The PXF logĀ reports:
2023-02-10 11:20:36.138 EST ERROR [124487-0000000008:dbname_dbuser:8 ] 763588 --- [88-exec-10] o.g.p.s.c.PxfErrorReporter : 89
java.lang.ArrayIndexOutOfBoundsException: 89
at org.greenplum.pxf.plugins.hdfs.ParquetFileAccessor.getTypeForColumnDescriptor(ParquetFileAccessor.java:557) ~[pxf-hdfs-6.5.0.jar!/:?]
at org.greenplum.pxf.plugins.hdfs.ParquetFileAccessor.lambda$generateParquetSchema$2(ParquetFileAccessor.java:499) ~[pxf-hdfs-6.5.0.jar!/:?]
at java.util.stream.ReferencePipeline$3$1.accept(ReferencePipeline.java:193) ~[?:1.8.0_192]
at java.util.ArrayList$ArrayListSpliterator.forEachRemaining(ArrayList.java:1382) ~[?:1.8.0_192]
at java.util.stream.AbstractPipeline.copyInto(AbstractPipeline.java:481) ~[?:1.8.0_192]
at java.util.stream.AbstractPipeline.wrapAndCopyInto(AbstractPipeline.java:471) ~[?:1.8.0_192]
at java.util.stream.ReduceOps$ReduceOp.evaluateSequential(ReduceOps.java:708) ~[?:1.8.0_192]
at java.util.stream.AbstractPipeline.evaluate(AbstractPipeline.java:234) ~[?:1.8.0_192]
at java.util.stream.ReferencePipeline.collect(ReferencePipeline.java:499) ~[?:1.8.0_192]
at org.greenplum.pxf.plugins.hdfs.ParquetFileAccessor.generateParquetSchema(ParquetFileAccessor.java:500) ~[pxf-hdfs-6.5.0.jar!/:?]
at org.greenplum.pxf.plugins.hdfs.ParquetFileAccessor.openForWrite(ParquetFileAccessor.java:251) ~[pxf-hdfs-6.5.0.jar!/:?]
at org.greenplum.pxf.service.bridge.WriteBridge.lambda$beginIteration$0(WriteBridge.java:60) ~[classes!/:6.5.0]
at org.greenplum.pxf.service.utilities.GSSFailureHandler.execute(GSSFailureHandler.java:64) ~[classes!/:6.5.0]
at org.greenplum.pxf.service.bridge.WriteBridge.beginIteration(WriteBridge.java:60) ~[classes!/:6.5.0]
at org.greenplum.pxf.service.controller.WriteServiceImpl.readStream(WriteServiceImpl.java:66) ~[classes!/:6.5.0]
at org.greenplum.pxf.service.controller.WriteServiceImpl.lambda$writeData$0(WriteServiceImpl.java:40) ~[classes!/:6.5.0]
at java.security.AccessController.doPrivileged(Native Method) ~[?:1.8.0_192]
:
:
:
Cause:
One of the columns in the external table had a type
numeric with a very high precision.
The current logic in PXF takes into consideration Apache Hive limitations on the datatypes.
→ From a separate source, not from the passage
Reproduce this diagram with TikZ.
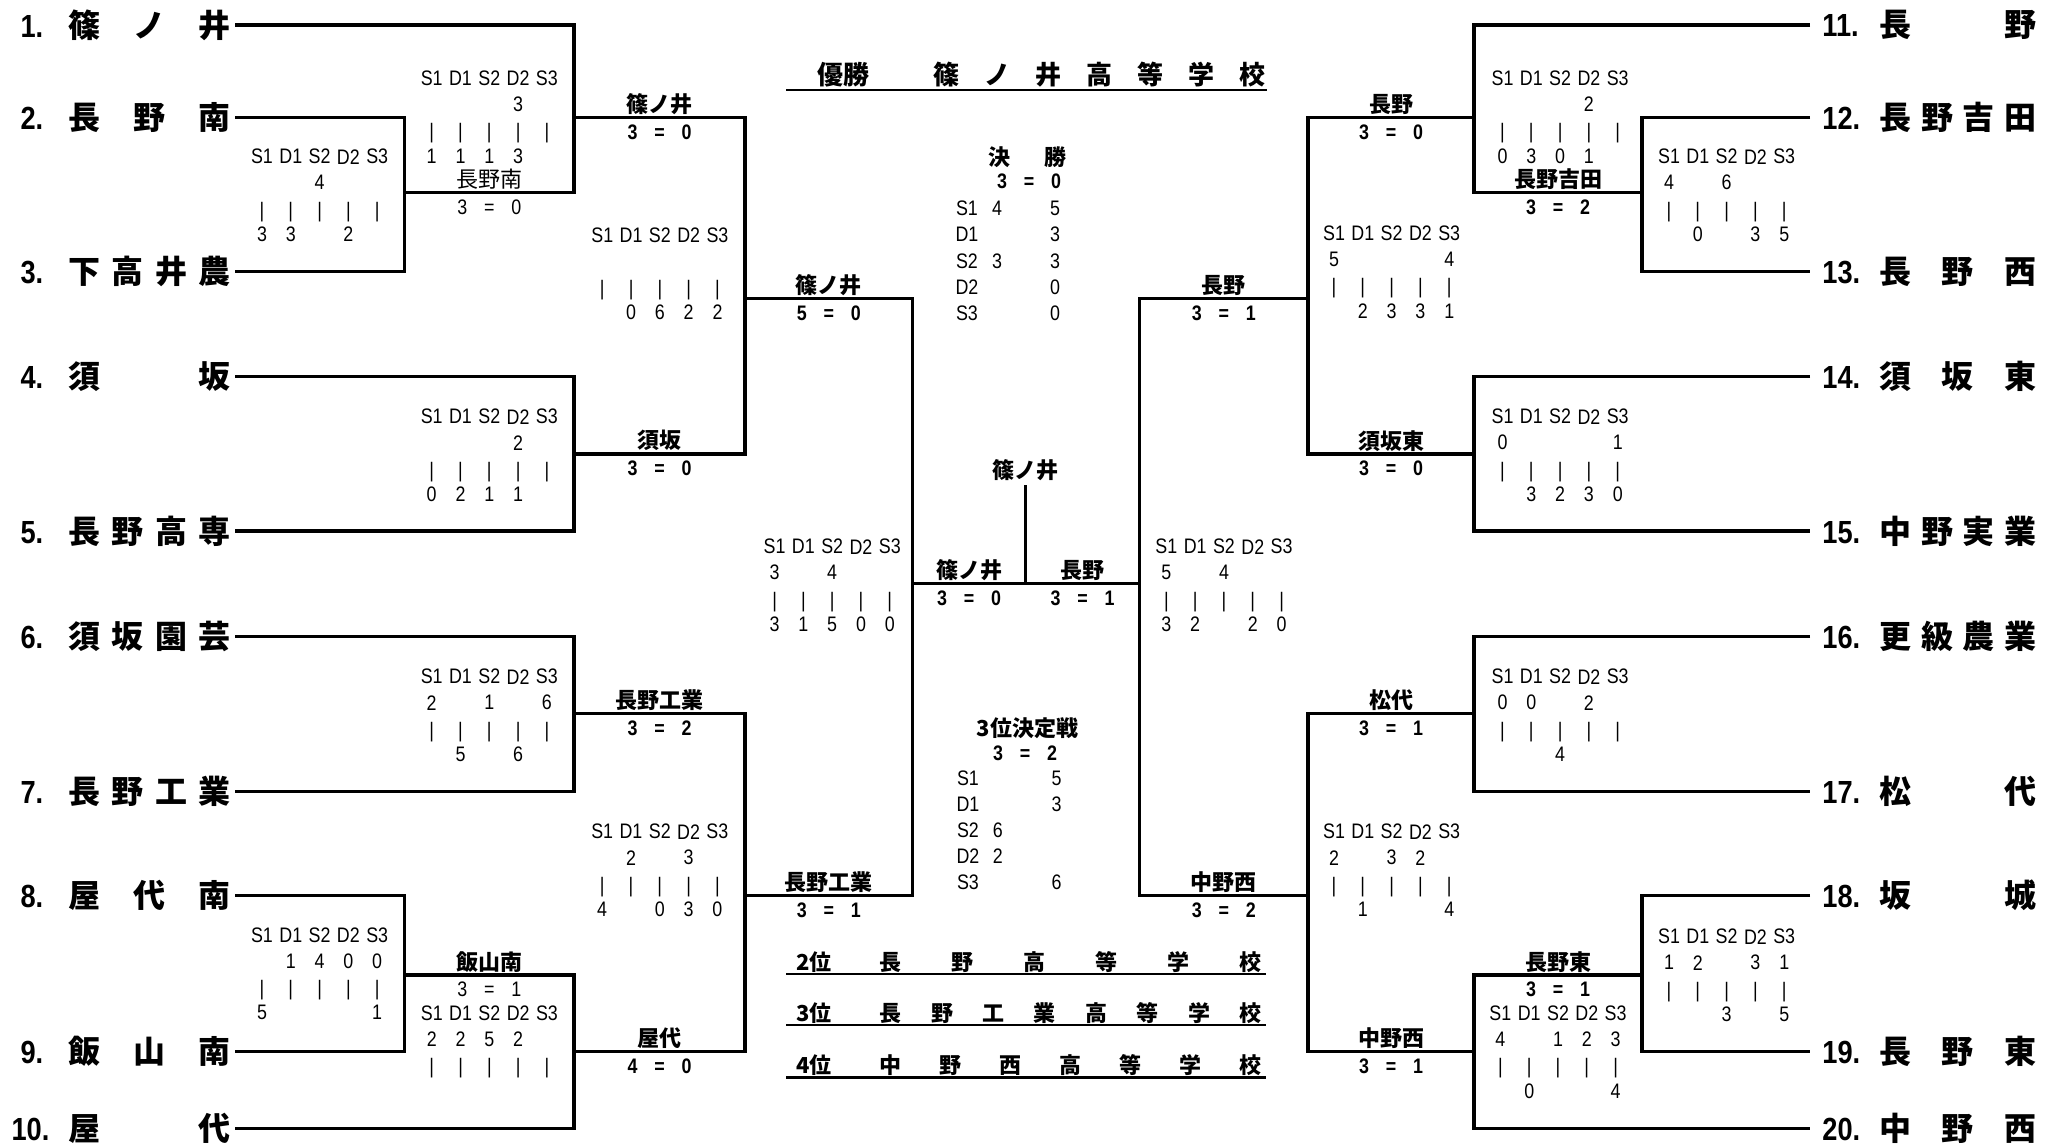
\documentclass[tikz,border=0pt]{standalone}
\usepackage{fontspec}
\setmainfont{Liberation Sans}
\newfontfamily\jp{Noto Sans CJK JP}
\newfontfamily\narrow{Liberation Sans}[FakeStretch=0.85]

\newcommand{\lteam}[2]{\makebox[24pt][l]{\narrow #1}\makebox[81pt][s]{#2}}
\newcommand{\rteam}[2]{\makebox[28.5pt][l]{\narrow #1}\makebox[78.5pt][s]{#2}}
\newcommand{\res}[2]{#1\hspace{.8em}=\hspace{.8em}#2}
% score table: name, x of S1, y of header, top row, bottom row
\newcommand{\scoretab}[5]{%
  \foreach \lab [count=\i from 0] in {S1,D1,S2,D2,S3}
    \node[sc] (#1-h\i) at (#2+28.8*\i,#3) {\lab};
  \foreach \c/\v in {#4}
    \node[sc] (#1-t\c) at (#2+28.8*\c,#3+26) {\v};
  \foreach \i in {0,...,4}
    \node[sc] (#1-v\i) at (#2+28.8*\i,#3+55) {|};
  \foreach \c/\v in {#5}
    \node[sc] (#1-b\c) at (#2+28.8*\c,#3+77.5) {\v};
}

\tikzset{
  bracket/.style={line width=1.6pt},
  uline/.style={line width=1.2pt},
  teamL/.style={anchor=east, inner xsep=2pt, inner ysep=0pt,
    font=\jp\bfseries\fontsize{16}{16}\selectfont},
  teamR/.style={anchor=west, inner xsep=6pt, inner ysep=0pt,
    font=\jp\bfseries\fontsize{16}{16}\selectfont},
  win/.style={inner sep=0pt, yshift=6.65pt, font=\jp\bfseries\fontsize{11}{11}\selectfont},
  winn/.style={win, font=\jp\fontsize{11}{11}\selectfont},
  resc/.style={inner sep=0pt, font=\narrow\bfseries\fontsize{10.5}{10.5}\selectfont},
  res/.style={resc, yshift=-7.25pt},
  resn/.style={res, font=\narrow\fontsize{10.5}{10.5}\selectfont},
  sc/.style={inner sep=0pt, font=\narrow\fontsize{10.5}{10.5}\selectfont},
  head/.style={inner sep=0pt, font=\jp\bfseries\fontsize{11}{11}\selectfont},
}

\begin{document}
\begin{tikzpicture}[x=0.5pt,y=-0.5pt]
\useasboundingbox (0,0) rectangle (2047,1147);

% teams, left
\node[teamL] (t1) at (235,25) {\lteam{1.}{篠\hfill ノ\hfill 井}};
\node[teamL] (t2) at (235,117.7) {\lteam{2.}{長\hfill 野\hfill 南}};
\node[teamL] (t3) at (235,271.7) {\lteam{3.}{下\hfill 高\hfill 井\hfill 農}};
\node[teamL] (t4) at (235,376.7) {\lteam{4.}{須\hfill 坂}};
\node[teamL] (t5) at (235,531) {\lteam{5.}{長\hfill 野\hfill 高\hfill 専}};
\node[teamL] (t6) at (235,636.7) {\lteam{6.}{須\hfill 坂\hfill 園\hfill 芸}};
\node[teamL] (t7) at (235,791.7) {\lteam{7.}{長\hfill 野\hfill 工\hfill 業}};
\node[teamL] (t8) at (235,895.5) {\lteam{8.}{屋\hfill 代\hfill 南}};
\node[teamL] (t9) at (235,1051.7) {\lteam{9.}{飯\hfill 山\hfill 南}};
\node[teamL] (t10) at (235,1128.3) {\lteam{\hspace{-4.5pt}10.}{屋\hfill 代}};

% teams, right
\node[teamR] (t11) at (1810,25) {\rteam{11.}{長\hfill 野}};
\node[teamR] (t12) at (1810,117.7) {\rteam{12.}{長\hfill 野\hfill 吉\hfill 田}};
\node[teamR] (t13) at (1810,271.7) {\rteam{13.}{長\hfill 野\hfill 西}};
\node[teamR] (t14) at (1810,376.7) {\rteam{14.}{須\hfill 坂\hfill 東}};
\node[teamR] (t15) at (1810,531) {\rteam{15.}{中\hfill 野\hfill 実\hfill 業}};
\node[teamR] (t16) at (1810,636.7) {\rteam{16.}{更\hfill 級\hfill 農\hfill 業}};
\node[teamR] (t17) at (1810,791.7) {\rteam{17.}{松\hfill 代}};
\node[teamR] (t18) at (1810,895.5) {\rteam{18.}{坂\hfill 城}};
\node[teamR] (t19) at (1810,1051.7) {\rteam{19.}{長\hfill 野\hfill 東}};
\node[teamR] (t20) at (1810,1128.3) {\rteam{20.}{中\hfill 野\hfill 西}};

% junctions
\coordinate (m23) at (404.5,192.7);
\coordinate (m1) at (574,117.7);
\coordinate (m45) at (574,454);
\coordinate (q1) at (745,298.3);
\coordinate (m67) at (574,713.3);
\coordinate (m89) at (404.5,975);
\coordinate (m10) at (574,1051.7);
\coordinate (q2) at (745,895.5);
\coordinate (sL) at (912.7,583.3);
\coordinate (m1213) at (1642,192.7);
\coordinate (m11) at (1474,117.7);
\coordinate (m1415) at (1474,454);
\coordinate (q3) at (1308,298.3);
\coordinate (m1617) at (1474,713.3);
\coordinate (m1819) at (1642,975);
\coordinate (m20) at (1474,1051.7);
\coordinate (q4) at (1308,895.5);
\coordinate (sR) at (1139.5,583.3);
\coordinate (fin) at (1025.5,583.3);

% brackets
\draw[bracket] (t2.east) -| (m23) |- (t3.east);
\draw[bracket] (t1.east) -| (m1) |- (m23);
\draw[bracket] (t4.east) -| (m45) |- (t5.east);
\draw[bracket] (m1) -| (q1) |- (m45);
\draw[bracket] (t6.east) -| (m67) |- (t7.east);
\draw[bracket] (t8.east) -| (m89) |- (t9.east);
\draw[bracket] (m89) -| (m10) |- (t10.east);
\draw[bracket] (m67) -| (q2) |- (m10);
\draw[bracket] (q1) -| (sL) |- (q2);
\draw[bracket] (t12.west) -| (m1213) |- (t13.west);
\draw[bracket] (t11.west) -| (m11) |- (m1213);
\draw[bracket] (t14.west) -| (m1415) |- (t15.west);
\draw[bracket] (m11) -| (q3) |- (m1415);
\draw[bracket] (t16.west) -| (m1617) |- (t17.west);
\draw[bracket] (t18.west) -| (m1819) |- (t19.west);
\draw[bracket] (m1819) -| (m20) |- (t20.west);
\draw[bracket] (m1617) -| (q4) |- (m20);
\draw[bracket] (q3) -| (sR) |- (q4);
\draw[bracket] (sL) -- (sR);
\node[head, inner sep=2pt] (champ) at (1025.5,470) {篠ノ井};
\draw[bracket] (champ) -- (fin);

% winners and results
\path (m23) -- node[winn] (w-m23) {長野南} node[resn] (r-m23) {\res{3}{0}} (m23 -| m1);
\path (m1) -- node[win] (w-m1) {篠ノ井} node[res] (r-m1) {\res{3}{0}} (m1 -| q1);
\path (m45) -- node[win] (w-m45) {須坂} node[res] (r-m45) {\res{3}{0}} (m45 -| q1);
\path (m67) -- node[win] (w-m67) {長野工業} node[res] (r-m67) {\res{3}{2}} (m67 -| q2);
\path (m89) -- node[win] (w-m89) {飯山南} node[resn] (r-m89) {\res{3}{1}} (m89 -| m10);
\path (m10) -- node[win] (w-m10) {屋代} node[res] (r-m10) {\res{4}{0}} (m10 -| q2);
\path (q1) -- node[win] (w-q1) {篠ノ井} node[res] (r-q1) {\res{5}{0}} (q1 -| sL);
\path (q2) -- node[win] (w-q2) {長野工業} node[res] (r-q2) {\res{3}{1}} (q2 -| sL);
\path (m1213) -- node[win] (w-m1213) {長野吉田} node[res] (r-m1213) {\res{3}{2}} (m1213 -| m11);
\path (m11) -- node[win] (w-m11) {長野} node[res] (r-m11) {\res{3}{0}} (m11 -| q3);
\path (m1415) -- node[win] (w-m1415) {須坂東} node[res] (r-m1415) {\res{3}{0}} (m1415 -| q3);
\path (m1617) -- node[win] (w-m1617) {松代} node[res] (r-m1617) {\res{3}{1}} (m1617 -| q4);
\path (m1819) -- node[win] (w-m1819) {長野東} node[res] (r-m1819) {\res{3}{1}} (m1819 -| m20);
\path (m20) -- node[win] (w-m20) {中野西} node[res] (r-m20) {\res{3}{1}} (m20 -| q4);
\path (q3) -- node[win] (w-q3) {長野} node[res] (r-q3) {\res{3}{1}} (q3 -| sR);
\path (q4) -- node[win] (w-q4) {中野西} node[res] (r-q4) {\res{3}{2}} (q4 -| sR);
\path (sL) -- node[win] (w-sL) {篠ノ井} node[res] (r-sL) {\res{3}{0}} (fin);
\path (fin) -- node[win] (w-sR) {長野} node[res] (r-sR) {\res{3}{1}} (sR);

% score tables, left
\scoretab{ka}{431.7}{78.3}{3/3}{0/1,1/1,2/1,3/3}
\scoretab{kb}{262}{156.7}{2/4}{0/3,1/3,3/2}
\scoretab{kc}{602.3}{235}{0/{}}{1/0,2/6,3/2,4/2}
\scoretab{kd}{431.7}{416.7}{3/2}{0/0,1/2,2/1,3/1}
\scoretab{ke}{431.7}{676.7}{0/2,2/1,4/6}{1/5,3/6}
\scoretab{kf}{602.2}{831.7}{1/2,3/3}{0/4,2/0,3/3,4/0}
\scoretab{kg}{262}{935}{1/1,2/4,3/0,4/0}{0/5,4/1}
\scoretab{kh}{431.8}{1013.3}{0/2,1/2,2/5,3/2}{0/{}}
\scoretab{ks}{774.6}{546.7}{0/3,2/4}{0/3,1/1,2/5,3/0,4/0}
% score tables, right
\scoretab{ki}{1502.5}{78.3}{3/2}{0/0,1/3,2/0,3/1}
\scoretab{kj}{1669}{156.7}{0/4,2/6}{1/0,3/3,4/5}
\scoretab{kk}{1334}{233.3}{0/5,4/4}{1/2,2/3,3/3,4/1}
\scoretab{kl}{1502.5}{416.7}{0/0,4/1}{1/3,2/2,3/3,4/0}
\scoretab{km}{1502.5}{676.7}{0/0,1/0,3/2}{2/4}
\scoretab{kn}{1334}{831.7}{0/2,2/3,3/2}{1/1,4/4}
\scoretab{ko}{1669}{936.7}{0/1,1/2,3/3,4/1}{2/3,4/5}
\scoretab{kp}{1500.4}{1013.3}{0/4,2/1,3/2,4/3}{1/0,4/4}
\scoretab{kt}{1166.4}{546.7}{0/5,2/4}{0/3,1/2,3/2,4/0}

% final and third place
\node[head] (fl) at (1027.4,156.7) {\makebox[38.7pt][s]{決\hfill 勝}};
\node[resc] (fl-r) at (1029,181.7) {\res{3}{0}};
\foreach \lab/\a/\b [count=\i from 0] in {S1/4/5,D1//3,S2/3/3,D2//0,S3//0} {
  \node[sc] (fl-l\i) at (967,208.3+26.25*\i) {\lab};
  \node[sc] (fl-a\i) at (997,208.3+26.25*\i) {\a};
  \node[sc] (fl-b\i) at (1055,208.3+26.25*\i) {\b};
}
\node[head] (tp) at (1027.6,728.3) {3位決定戦};
\node[resc] (tp-r) at (1025,753.3) {\res{3}{2}};
\foreach \lab/\a/\b [count=\i from 0] in {S1//5,D1//3,S2/6/,D2/2/,S3//6} {
  \node[sc] (tp-l\i) at (968,778.3+26.1*\i) {\lab};
  \node[sc] (tp-a\i) at (997.8,778.3+26.1*\i) {\a};
  \node[sc] (tp-b\i) at (1056.5,778.3+26.1*\i) {\b};
}

% champion and places
\node[anchor=west, inner sep=0pt, font=\jp\bfseries\fontsize{13}{13}\selectfont] (title) at (817,75)
  {優勝\hspace{32pt}\makebox[166pt][s]{篠\hfill ノ\hfill 井\hfill 高\hfill 等\hfill 学\hfill 校}};
\coordinate (u0a) at (786,90);
\coordinate (u0b) at (1267,90);
\draw[uline] (u0a) -- (u0b);
\node[head, anchor=west] (p2) at (796,961.7)
  {\makebox[41.75pt][l]{2位}\makebox[190.75pt][s]{長\hfill 野\hfill 高\hfill 等\hfill 学\hfill 校}};
\node[head, anchor=west] (p3) at (796,1013.3)
  {\makebox[41.75pt][l]{3位}\makebox[190.75pt][s]{長\hfill 野\hfill 工\hfill 業\hfill 高\hfill 等\hfill 学\hfill 校}};
\node[head, anchor=west] (p4) at (796,1065)
  {\makebox[41.75pt][l]{4位}\makebox[190.75pt][s]{中\hfill 野\hfill 西\hfill 高\hfill 等\hfill 学\hfill 校}};
\coordinate (u2a) at (786,974);
\coordinate (u2b) at (1266,974);
\coordinate (u3a) at (786,1025);
\coordinate (u3b) at (1266,1025);
\coordinate (u4a) at (786,1077.3);
\coordinate (u4b) at (1266,1077.3);
\draw[uline] (u2a) -- (u2b);
\draw[uline] (u3a) -- (u3b);
\draw[uline] (u4a) -- (u4b);
\end{tikzpicture}
\end{document}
In Hive, DECIMAL / NUMERIC types have the maximum precision of 38. By default the precision of Parquet NUMERIC type will also be 38, but if a Greenplum table NUMERIC column defines its own precision, that precision will be used instead.
However, PXF assumes the precision will not be larger than max of 38.